I'm new, so I'm going to flood this place with old photos... but, since you may not have seen them yet, I think I can get away with it. =)

2008 my husband and I went low-key on costumes and spent most of our (little and infrequent) time working on a PVC gurney that attaches to a folding table. It was quite realistic-- we even got our hands on a real IV bag!

Of course, attention to detail was on my list of important things. The more realistic something is, the better chance you have of getting people to believe it's real.
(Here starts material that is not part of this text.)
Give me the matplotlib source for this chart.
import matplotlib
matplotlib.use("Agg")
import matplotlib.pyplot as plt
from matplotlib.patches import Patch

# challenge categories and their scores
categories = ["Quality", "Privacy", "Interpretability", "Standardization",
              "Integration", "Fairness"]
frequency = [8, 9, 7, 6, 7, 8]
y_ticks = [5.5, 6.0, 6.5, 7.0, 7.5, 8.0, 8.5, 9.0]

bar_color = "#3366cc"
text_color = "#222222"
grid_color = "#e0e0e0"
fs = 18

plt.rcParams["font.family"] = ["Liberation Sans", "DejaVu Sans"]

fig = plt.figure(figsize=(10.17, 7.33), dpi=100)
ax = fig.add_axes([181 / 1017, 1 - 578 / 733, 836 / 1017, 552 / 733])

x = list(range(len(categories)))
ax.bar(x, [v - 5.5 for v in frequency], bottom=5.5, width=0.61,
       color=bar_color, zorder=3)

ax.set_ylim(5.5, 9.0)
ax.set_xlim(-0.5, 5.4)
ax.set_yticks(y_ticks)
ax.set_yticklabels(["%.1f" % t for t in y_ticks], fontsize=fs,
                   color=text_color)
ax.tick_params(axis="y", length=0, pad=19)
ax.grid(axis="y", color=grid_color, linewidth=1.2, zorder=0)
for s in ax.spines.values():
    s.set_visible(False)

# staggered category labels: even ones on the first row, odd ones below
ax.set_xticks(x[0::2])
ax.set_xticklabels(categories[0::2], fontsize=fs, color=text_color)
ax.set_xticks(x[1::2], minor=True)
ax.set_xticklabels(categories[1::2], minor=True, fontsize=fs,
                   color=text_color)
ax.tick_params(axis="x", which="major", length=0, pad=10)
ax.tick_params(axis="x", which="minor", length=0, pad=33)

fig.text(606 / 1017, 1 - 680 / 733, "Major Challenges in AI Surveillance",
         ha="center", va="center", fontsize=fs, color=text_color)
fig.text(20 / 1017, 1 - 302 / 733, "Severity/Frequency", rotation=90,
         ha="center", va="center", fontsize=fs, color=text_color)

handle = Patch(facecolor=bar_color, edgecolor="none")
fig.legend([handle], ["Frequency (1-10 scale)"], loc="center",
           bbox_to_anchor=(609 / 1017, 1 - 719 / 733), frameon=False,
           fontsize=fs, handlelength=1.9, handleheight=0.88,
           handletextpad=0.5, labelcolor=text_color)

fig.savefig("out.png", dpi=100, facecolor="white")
While we were working on our gurney and our very first Halloween cadaver ever, it was sitting in the front entry of our residence. We'd have guests over in the summer asking us why we had our grandpa in the hall before they realized it was a fake.

My husband and I also helped out with a little haunted house this year... so there are a few photos of that, which I took before things really got started.

Below: My husband by our PVC gurney with our cadaver, "Bradford". It was structured so you could reach into Brad's chest cavity and rip out the pneumatic beating heart.... or candy.



















Below: Constructing the cadaver in the hallway-- you can see the chest opening better here. Is anyone interested in a gurney-building tutorial? I haven't typed it up yet because of lack of interest on other forums.










*Associated Details*

What would a mad scientist be without a scary badge? Below are some mock-up badges we made for our costumes.










... and finally... pumpkins.... I'm an obsessive carver! (I took the day off of work to put this p-kin t'gether.









Blasted photo limit... I did have 16, but I can only post 5.... *le sigh*


----------



## naberhoodhaunts (Mar 29, 2008)

great work on the pumpkin, also the mad scientist is funny


----------



## RoxyBlue (Oct 6, 2008)

I see your husband has a falir for the dramatic!

Jade, you're correct about the 5 pics per post rule, but you can repost on the same thread with more pictures if you wish.


----------



## Sickie Ickie (Jun 20, 2006)

yay dramatic! I for one would LOVE to see the gurney plans!


----------



## Draik41895 (Oct 25, 2008)

i too would love to see the how to.great pics


----------



## slightlymad (May 25, 2006)

very nice work


----------